Watson raced alongside three-time world champion Lauda, who died on Monday night at the age of 70, with McLaren during the 1982 and 1983 campaigns.
With F1 heading to Monaco this weekend for the sixth round of the 2019 season, a number of tributes have been planned for Lauda, including a minute’s silence before Sunday’s race and a number of his race-winning cars transported to the Principality from the FIA’s Hall of Fame in Paris.
A number of drivers spoke at length about what Lauda meant to both them and the sport on Wednesday, but Hamilton requested to withdraw from his planned appearance at the drivers’ press conference, with Mercedes teammate Valtteri Bottas taking his place.
Hamilton’s decision has been criticised by some due to his non-appearance to pay tribute to Lauda, who was the Mercedes non-executive director and the man responsible for bringing him to the team from McLaren at the end of 2012.
The harshest criticism came from 73-year-old Watson, who was not impressed by the sight of Hamilton arriving at the track on his MV Augusta motorbike before deciding to pull out of the press conference.
“It's pathetic. I would like to know how Lewis can justify this,” Watson told the Daily Mail.
“I know he was friendly with Niki, but I find it bizarre that a man of his stature would not be able to face people and tell them what Niki did for Mercedes and give him his due credit for the role he performed.
“He should have spoken out of respect. To be so upset that he apparently cannot discuss his admiration for how Niki helped him - that's pathetic.”
Hamilton has won four of his five world championships alongside Lauda at Mercedes, while his first title came with the McLaren team that took the Austrian to his third and final world title in 1984 – eight years after his life-threatening accident at the Nurburgring.
The accident altered Lauda’s career as he fought for his life in the days after, only to return to racing two grands prix and 40 days later in an incredible attempt to retain the world championship in his 1976 battle with James Hunt. Despite eventually losing out to the British driver, Lauda would regain the world championship the following year.
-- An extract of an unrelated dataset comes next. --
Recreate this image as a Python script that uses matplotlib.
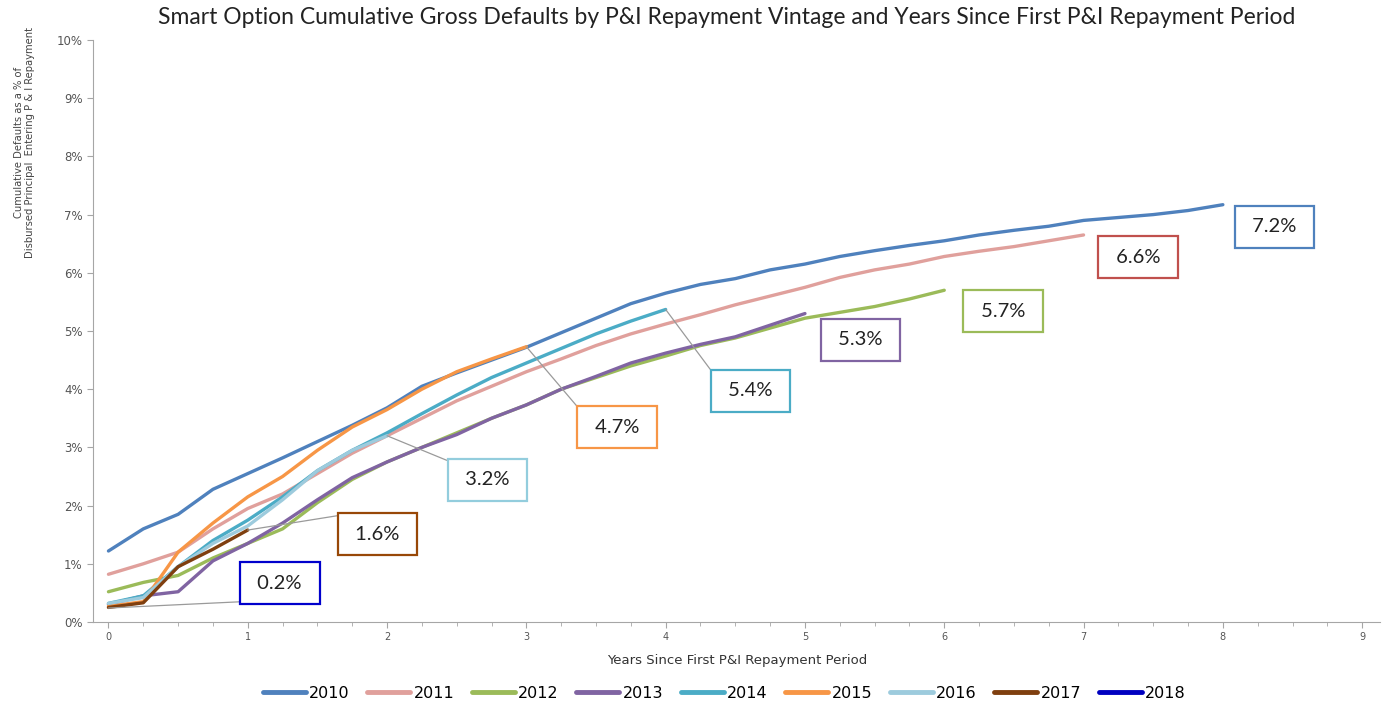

Lauda’s crash came in the middle of F1’s most dangerous era, with two drivers killed the following year and 12 in total during the 1970s.
Since Hamilton came into the sport in 2007, there has not been a fatality during a race thanks to the improvements in safety since the days of Lauda and Watson. Frenchman Jules Bianchi died nine months after his accident at the 2014 Japanese Grand Prix, while Maria de Villota died in October 2013 that was related to her testing accident the previous year.
Watson believes that the change in safety has a part to play in Hamilton’s failure to appear at the press conference, claiming that had the tables been turned, Lauda would have been the first person to pay tribute to what Hamilton had achieved.
“Lewis has not had to deal with tragedy in his motor racing career the way previous generations had to,” Watson added. “Niki's life was not cut desperately short as some drivers' lives were. He died peacefully with his family around him. What a life: champion driver, airline owner, team manager. And his personal life was worthy of a movie in itself. I don't think he had any regrets.
“If the roles were reversed, Niki would have been in there telling the press in his typical blunt way what a great driver and what a fine world champion Lewis is.”
Hamilton posted a message on Twitter on Tuesday evening to pay tribute to Lauda, in which he wrote: “I’m struggling to believe you are gone. I will miss our conversations, our laughs, the big hugs after winning races together. God rest your soul. Thank you for being a bright light in my life. I’ll always be here for your family should they ever need me. Love you man.”